Au cours de cette journée, la juge rappelle à l’ex-directeur de l’agence d’El Khalifa Bank d’El-Harrach, Aziz Djamel, sa déposition devant le juge d’instruction, dans laquelle il avait affirmé qu’il avait remis la somme de 6,5 millions de dinars à un agent de sécurité, sur une simple présentation de la carte de visite de Sakina Tayebi, DG de Khalifa Airways. Aziz a précisé que «la carte de visite portait la signature du PDG d’El Khalifa Bank».

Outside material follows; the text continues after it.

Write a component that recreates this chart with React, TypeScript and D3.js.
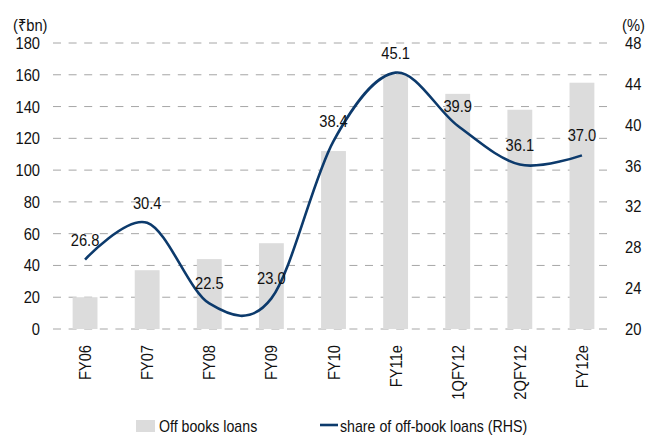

Il a aussi été question des cartes pour bénéficier des cures de thalassothérapie, au profit de «certains des clients Khalifa Bank», dont les responsables d’entreprises qui ont déposé des fonds auprès de l’agence d’El-Harrach. Selon la juge, il existe «une liste nominative de 39 responsables d’entreprises et d’organismes, ayant déposé des fonds auprès de cette agence bancaire, qui ont bénéficié de ces cartes, lesquelles cartes ont effectivement été utilisées». Le directeur de la caisse principale, Akli Youcef, a quant à lui déclaré qu’une partie des écrits est arrivée à la caisse principale, «sans les sommes transférées».